|This Sunday’s readings – the Gospel reading in particular – always reminds me of Nazareth Farm. |
Luke 9:28-36 tells the story of Jesus’ Transfiguration. In it, Jesus takes his disciples up the mountain to pray, where his appearance is transfigured by a dazzling white light – the light of God. Peter, John, and James awake from a nap to see the transformed Jesus before them, with Moses and Elijah by his side (can you imagine?!). God confirms Jesus’ divinity, instructs the apostles present to listen to Jesus, and then vanishes.
Throughout Scripture, mountains are significant. They’re often associated with important events, or experiences of prayer or God’s teachings.

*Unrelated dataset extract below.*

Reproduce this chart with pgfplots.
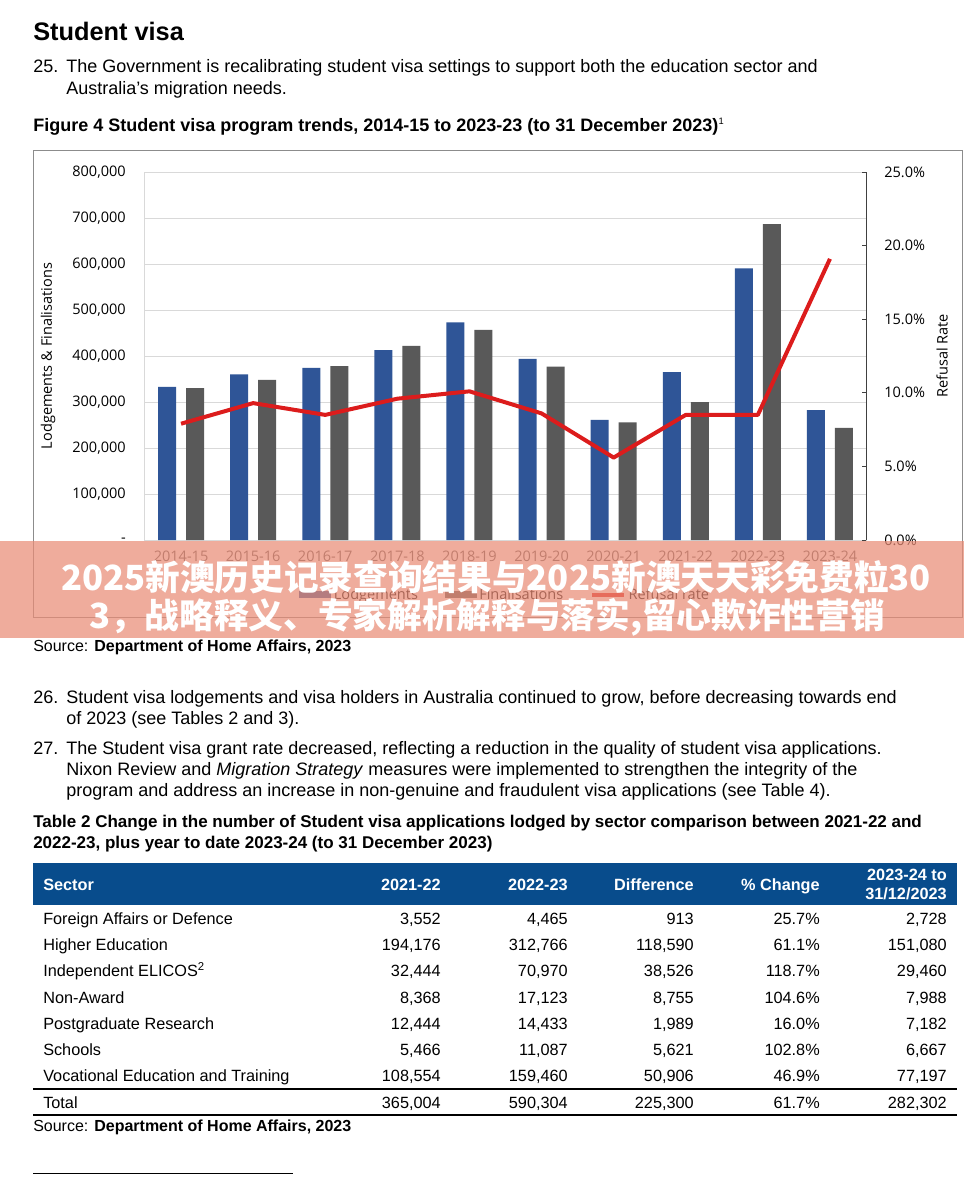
\documentclass[border=0pt]{standalone}
\usepackage{fontspec}
\setmainfont{Liberation Sans}
\newfontfamily\osans{Open Sans}
\newfontfamily\cjk{Noto Sans CJK SC}
\usepackage{pgfplots}
\pgfplotsset{compat=1.18}
\definecolor{barblue}{RGB}{47,85,151}
\definecolor{bargray}{RGB}{89,89,89}
\definecolor{linered}{RGB}{220,28,28}
\definecolor{hdrblue}{RGB}{8,76,140}
\definecolor{gridgray}{RGB}{217,217,217}
\definecolor{bannerc}{RGB}{234,140,118}
\newcommand\fs[1]{\fontsize{#1pt}{#1pt}\selectfont}
\begin{document}
\begin{tikzpicture}
\begin{scope}[x=0.75pt,y=-0.75pt]
\fill[white] (0,0) rectangle (964,1186);
\draw[black!45, line width=0.75pt] (33,150) rectangle (962,617);
\end{scope}

\begin{axis}[
  at={(108.75pt,-405pt)}, anchor=south west,
  scale only axis, width=540.75pt, height=276pt,
  xmin=-0.5, xmax=9.5, ymin=0, ymax=800000,
  scaled y ticks=false,
  xtick={0,...,9},
  xticklabels={2014-15,2015-16,2016-17,2017-18,2018-19,2019-20,2020-21,2021-22,2022-23,2023-24},
  ytick={0,100000,200000,300000,400000,500000,600000,700000,800000},
  yticklabels={{-\hspace{8pt}},{100,000},{200,000},{300,000},{400,000},{500,000},{600,000},{700,000},{800,000}},
  ymajorgrids, grid style={gridgray, line width=0.75pt},
  axis line style={gridgray, line width=0.75pt},
  major tick length=0pt,
  tick label style={font=\osans\fs{10.9}, text=black, inner sep=0pt},
  yticklabel style={anchor=east, xshift=-14.25pt},
  xticklabel style={anchor=north, yshift=-8.25pt, text=bargray},
  ylabel={Lodgements \& Finalisations},
  ylabel style={font=\osans\fs{10.9}, at={([xshift=-72.75pt]axis description cs:0,0.5)}, anchor=center},
  legend style={at={([yshift=-41pt]axis description cs:0.5,0)}, anchor=center, draw=none, fill=none,
    font=\osans\fs{10.9}, /tikz/every even column/.append style={column sep=18pt}},
  legend columns=3,
]
\addplot[ybar, bar width=13.5pt, bar shift=-10.5pt, fill=barblue, draw=none,
  legend image code/.code={\fill[barblue] (0pt,-2.6pt) rectangle (24pt,2.6pt);}]
  coordinates {(0,333000) (1,360000) (2,374000) (3,413000) (4,473000) (5,394000) (6,261000) (7,365004) (8,590304) (9,282302)};
\addlegendentry{Lodgements}
\addplot[ybar, bar width=13.5pt, bar shift=10.5pt, fill=bargray, draw=none,
  legend image code/.code={\fill[bargray] (0pt,-2.6pt) rectangle (24pt,2.6pt);}]
  coordinates {(0,330000) (1,348000) (2,378000) (3,422000) (4,457000) (5,377000) (6,256000) (7,300000) (8,687000) (9,244000)};
\addlegendentry{Finalisations}
\addlegendimage{legend image code/.code={\draw[linered, line width=3pt] (0pt,0pt) -- (24pt,0pt);}}
\addlegendentry{Refusal rate}
\end{axis}

\begin{axis}[
  at={(108.75pt,-405pt)}, anchor=south west,
  scale only axis, width=540.75pt, height=276pt,
  xmin=-0.5, xmax=9.5, ymin=0, ymax=25,
  axis y line*=right, axis x line=none,
  ytick={0,5,10,15,20,25},
  yticklabels={0.0\%,5.0\%,10.0\%,15.0\%,20.0\%,25.0\%},
  axis line style={black!75, line width=0.75pt},
  major tick length=3pt, tick align=inside, tick style={black!75, line width=0.75pt},
  tick label style={font=\osans\fs{10.9}, text=black, inner sep=0pt},
  yticklabel style={anchor=west, xshift=13.5pt},
  ylabel={Refusal Rate},
  ylabel style={font=\osans\fs{10.9}, at={([xshift=57pt]axis description cs:1,0.5)}, anchor=center},
]
\addplot[linered, line width=3pt, line join=round] coordinates {(0,7.9) (1,9.3) (2,8.5) (3,9.6) (4,10.1) (5,8.6) (6,5.6) (7,8.5) (8,8.5) (9,19.1)};
\end{axis}

\begin{scope}[x=0.75pt,y=-0.75pt, every node/.style={inner sep=0pt, anchor=base west}]
\node[font=\bfseries\fs{19}] at (33,40) {Student visa};
\node[font=\fs{13.5}] at (33,72) {25.};
\node[font=\fs{13.5}] at (66,72) {The Government is recalibrating student visa settings to support both the education sector and};
\node[font=\fs{13.5}] at (66,94) {Australia's migration needs.};
\node[font=\bfseries\fs{13.5}] at (33,131) {Figure 4 Student visa program trends, 2014-15 to 2023-23 (to 31 December 2023)\textsuperscript{\mdseries\fs{7}1}};
\node[font=\fs{12}] at (33,651) {Source: \textbf{Department of Home Affairs, 2023}};
\node[font=\fs{13.5}] at (33,703) {26.};
\node[font=\fs{13.5}] at (66,703) {Student visa lodgements and visa holders in Australia continued to grow, before decreasing towards end};
\node[font=\fs{13.5}] at (66,724) {of 2023 (see Tables 2 and 3).};
\node[font=\fs{13.5}] at (33,754) {27.};
\node[font=\fs{13.5}] at (66,754) {The Student visa grant rate decreased, reflecting a reduction in the quality of student visa applications.};
\node[font=\fs{13.5}] at (66,775) {Nixon Review and \textit{Migration Strategy} measures were implemented to strengthen the integrity of the};
\node[font=\fs{13.5}] at (66,796) {program and address an increase in non-genuine and fraudulent visa applications (see Table 4).};
\node[font=\bfseries\fs{12.75}] at (33,827) {Table 2 Change in the number of Student visa applications lodged by sector comparison between 2021-22 and};
\node[font=\bfseries\fs{12.75}] at (33,848) {2022-23, plus year to date 2023-24 (to 31 December 2023)};
% table header
\fill[hdrblue] (33,863) rectangle (957,905);
\begin{scope}[every node/.append style={font=\bfseries\fs{12.2}, text=white}]
\node at (43,890) {Sector};
\node[anchor=base east] at (441,890) {2021-22};
\node[anchor=base east] at (568,890) {2022-23};
\node[anchor=base east] at (694,890) {Difference};
\node[anchor=base east] at (820,890) {\% Change};
\node[anchor=base east] at (947,880) {2023-24 to};
\node[anchor=base east] at (947,899) {31/12/2023};
\end{scope}
\begin{scope}[every node/.append style={font=\fs{12.2}}]
\foreach \yy/\s/\a/\b/\c/\d/\e in {
  924/Foreign Affairs or Defence/{3,552}/{4,465}/913/25.7\%/{2,728},
  950/Higher Education/{194,176}/{312,766}/{118,590}/61.1\%/{151,080},
  976/Independent ELICOS\textsuperscript{2}/{32,444}/{70,970}/{38,526}/118.7\%/{29,460},
  1003/Non-Award/{8,368}/{17,123}/{8,755}/104.6\%/{7,988},
  1029/Postgraduate Research/{12,444}/{14,433}/{1,989}/16.0\%/{7,182},
  1055/Schools/{5,466}/{11,087}/{5,621}/102.8\%/{6,667},
  1081/Vocational Education and Training/{108,554}/{159,460}/{50,906}/46.9\%/{77,197},
  1108/Total/{365,004}/{590,304}/{225,300}/61.7\%/{282,302}}{
  \node at (43,\yy) {\s};
  \node[anchor=base east] at (441,\yy) {\a};
  \node[anchor=base east] at (568,\yy) {\b};
  \node[anchor=base east] at (694,\yy) {\c};
  \node[anchor=base east] at (820,\yy) {\d};
  \node[anchor=base east] at (947,\yy) {\e};
}
\end{scope}
\draw[black, line width=0.9pt] (33,1089) -- (957,1089);
\draw[black, line width=0.9pt] (33,1115) -- (957,1115);
\node[font=\fs{12}] at (33,1131) {Source: \textbf{Department of Home Affairs, 2023}};
\draw[black, line width=0.6pt] (33,1173) -- (293,1173);
% banner overlay
\fill[bannerc, opacity=0.72] (0,541) rectangle (964,638);
\node[anchor=center, font=\cjk\bfseries\fs{26}, text=white] at (496,577) {2025新澳历史记录查询结果与2025新澳天天彩免费粒30};
\node[anchor=center, font=\cjk\bfseries\fs{26}, text=white] at (487,617) {3，战略释义、专家解析解释与落实,留心欺诈性营销};
\end{scope}
\end{tikzpicture}
\end{document}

Jesus preached the Beatitudes on the Sermon on the Mount, Moses received the 10 Commandments on a mountain, and Elijah found shelter in a mountain cave where he recognizes God’s voice not in the earthquake or fire, but in the stillness of silence. For people who have been to the Farm, everything about 665 Nazareth Farm Road calls to mind these scriptures – first, the actual mountain roads traveled on the way, but also the place of learning, prayer, and finding God’s voice in the quiet that is impossible to replicate back home. My favorite experience at the Farm, no matter what time of year I visit, is standing in the parking lot early in the morning – while the world is still quiet, the hollow is filled with mist, and everything is still. I love this seemingly mundane spot – a gravel parking lot – for both the silence it holds in the moment, and the anticipation of what that new day will bring when the sun comes and burns away the fog.
Outside of that hollow, life gets busy. Thinking of that time and place reminds me of how much I fill my life with noise – meetings, phone calls, social media notifications, music or Netflix on in the background. It fills life up so much that it’s hard to even remember how to shut it all off – sometimes the quiet moments actually feel uncomfortably foreign. When I’m in the middle of the noise, I don’t think too much about the lack of silence – until I’m reminded how much I miss it.
The second reading calls us out on this preoccupation, and reminds us of our goals. “Their minds are occupied with earthly things. But our citizenship is in heaven, and from it we also await a savior, the Lord Jesus Christ. He will change our lowly body to conform with his glorified body by the power that enables him also to bring all things into subjection to himself” (Phil 3:20-21). Lent calls us to put aside distractions, take time out of our busyness and spend it with the Lord, and open our hearts to things we don’t necessarily pay attention to in our day-to-day lives. For when we do these things, even if they only last for a moment, we’re on a mountain – or in a foggy parking lot – with all of our attention turned toward God. A God who knows us, loves us, and is deeply committed to showing us his presence. This week, where and when can you stop, pray, and allow yourself to witness the Transfiguration?